Take the Etsy Inc. (Nasdaq: ETSY) IPO, for example. The online marketplace went public on April 16, pricing at the high end of its $14 to $16 range and raising $267 million. It gained 87.5% in its first day and was one of the most successful tech IPOs of the year.
Since then, ETSY stock has plummeted 53.2%. It's currently the worst IPO of 2015.
As alluring as the deal was, it only benefited institutional investors willing to buy large quantities of ETSY stock before its debut. These Wall Street "VIPs" usually see immediate profits while retail investors are forced to purchase shares at an inflated price.
In other words, IPO investing is a recipe for hefty losses for traders like you and me.

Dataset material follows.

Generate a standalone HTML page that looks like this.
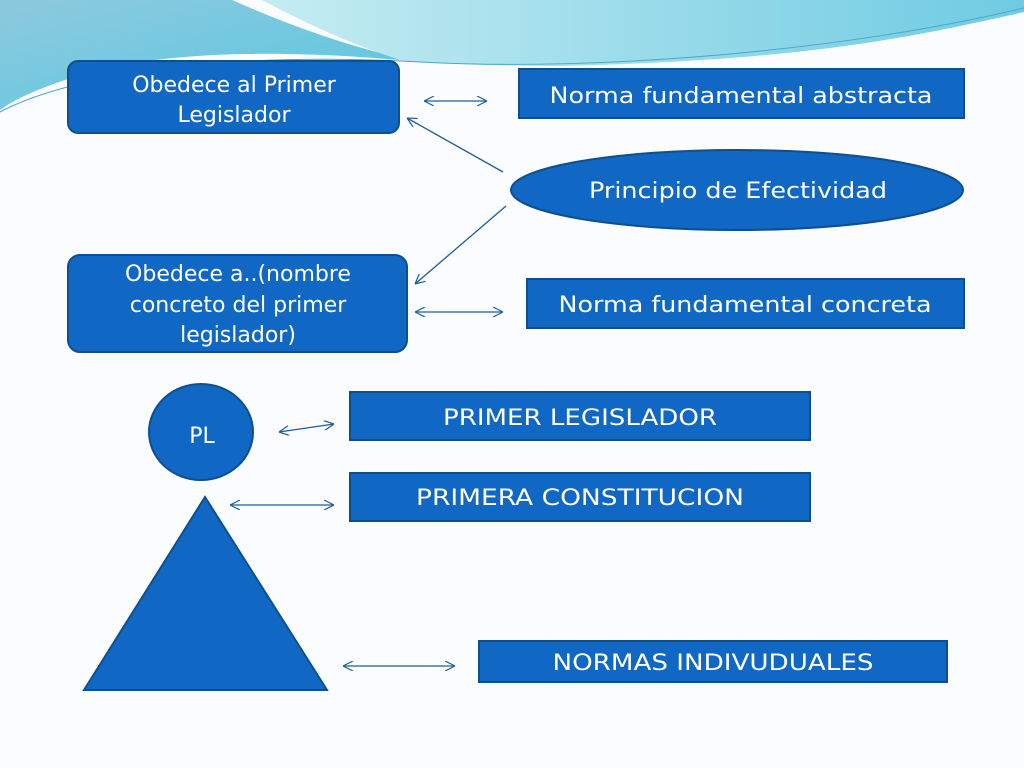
<!DOCTYPE html>
<html><head><meta charset="utf-8"><style>html,body{margin:0;padding:0;background:#fbfcfd}svg{display:block}</style></head><body>
<svg width="1024" height="768" viewBox="0 0 1024 768" xmlns="http://www.w3.org/2000/svg">
<defs>
<linearGradient id="g1" x1="0" y1="0" x2="1" y2="1"><stop offset="0" stop-color="#8ec9de"/><stop offset="1" stop-color="#56c8e0"/></linearGradient>
<linearGradient id="g2" x1="0" y1="0" x2="1" y2="0"><stop offset="0" stop-color="#c6ecf2"/><stop offset="1" stop-color="#6fcbe2"/></linearGradient>
<marker id="a" viewBox="0 0 10 10" refX="10" refY="5" markerWidth="10" markerHeight="10" markerUnits="userSpaceOnUse" orient="auto-start-reverse"><path d="M0,0 L10,5 L0,10" fill="none" stroke="#1f5c9a" stroke-width="1.2"/></marker>
</defs>
<rect width="1024" height="768" fill="#fbfcfd"/>
<path d="M0,0 L232,0 C300,30 360,50 420,62 C300,50 180,50 100,70 C60,80 20,95 0,110 Z" fill="url(#g1)"/>
<path d="M262,0 L1024,0 L1024,12 C900,40 800,60 560,66 C480,66 420,62 400,60 C340,40 300,20 262,0 Z" fill="url(#g2)"/>
<path d="M0,112 C60,80 200,50 420,62 C600,72 850,50 1024,8" fill="none" stroke="#4aa7c8" stroke-width="1"/>
<g fill="#1068c4" stroke="#0d4f8f" stroke-width="2">
<rect x="68" y="61" width="331" height="72" rx="10"/>
<rect x="519" y="69" width="445" height="49"/>
<ellipse cx="737" cy="190" rx="226" ry="40"/>
<rect x="68" y="255" width="339" height="97" rx="12"/>
<rect x="527" y="279" width="437" height="49"/>
<ellipse cx="201" cy="432" rx="52" ry="48"/>
<rect x="350" y="392" width="460" height="48"/>
<rect x="350" y="473" width="460" height="48"/>
<polygon points="205,497 327,690 84,690"/>
<rect x="479" y="641" width="468" height="41"/>
</g>
<g fill="#fff" font-family="'DejaVu Sans','Liberation Sans',sans-serif" font-size="22" text-anchor="middle">
<text x="234" y="92">Obedece al Primer</text>
<text x="234" y="122">Legislador</text>
<text x="741" y="103" textLength="383" lengthAdjust="spacingAndGlyphs">Norma fundamental abstracta</text>
<text x="738" y="198" textLength="298" lengthAdjust="spacingAndGlyphs">Principio de Efectividad</text>
<text x="238" y="281">Obedece a..(nombre</text>
<text x="238" y="312">concreto del primer</text>
<text x="238" y="342">legislador)</text>
<text x="745" y="312" textLength="373" lengthAdjust="spacingAndGlyphs">Norma fundamental concreta</text>
<text x="202" y="443">PL</text>
<text x="580" y="425" textLength="274" lengthAdjust="spacingAndGlyphs">PRIMER LEGISLADOR</text>
<text x="580" y="505" textLength="328" lengthAdjust="spacingAndGlyphs">PRIMERA CONSTITUCION</text>
<text x="713" y="670" textLength="321" lengthAdjust="spacingAndGlyphs">NORMAS INDIVUDUALES</text>
</g>
<g stroke="#1f5c9a" stroke-width="1.3" fill="none" marker-start="url(#a)" marker-end="url(#a)">
<line x1="424" y1="101" x2="487" y2="101"/>
<line x1="415" y1="312" x2="503" y2="312"/>
<line x1="279" y1="432" x2="334" y2="424"/>
<line x1="230" y1="505" x2="334" y2="505"/>
<line x1="343" y1="666" x2="455" y2="666"/>
</g>
<g stroke="#1f5c9a" stroke-width="1.3" fill="none" marker-end="url(#a)">
<line x1="503" y1="172" x2="407" y2="118"/>
<line x1="506" y1="206" x2="415" y2="284"/>
</g>
</svg>
</body></html>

"The IPO process is now a rigged game – one in which the founders, the early angel investors, venture capitalists, and the investment bankers all make out like bandits," explained Money Morning Chief Investment Strategist Keith Fitz-Gerald. "They don't give a rat's you-know-what about whether you make money."
Despite the unfair IPO investing process, there are still a few ways to profitably play a hot stock debut.
Here are the three best ways to score big gains from new IPOs…
The Three Best IPO Investing Rules to Follow
IPO Investing Rule No. 1: Hold off until the lock-up period is over.
It's always best to wait until the frenzy settles down and the IPO lock-up period has ended. The IPO lock-up period is the stretch of time after a company goes public in which insiders like founders and venture capitalists can't sell their shares of the stock. It can last anywhere from 90 to 180 days after the company hits the market.
Letting the dust settle gives you time to consider the stock's profitability and ensures you get the best return on your investment. You'll also avoid much of the early volatility new stocks experience.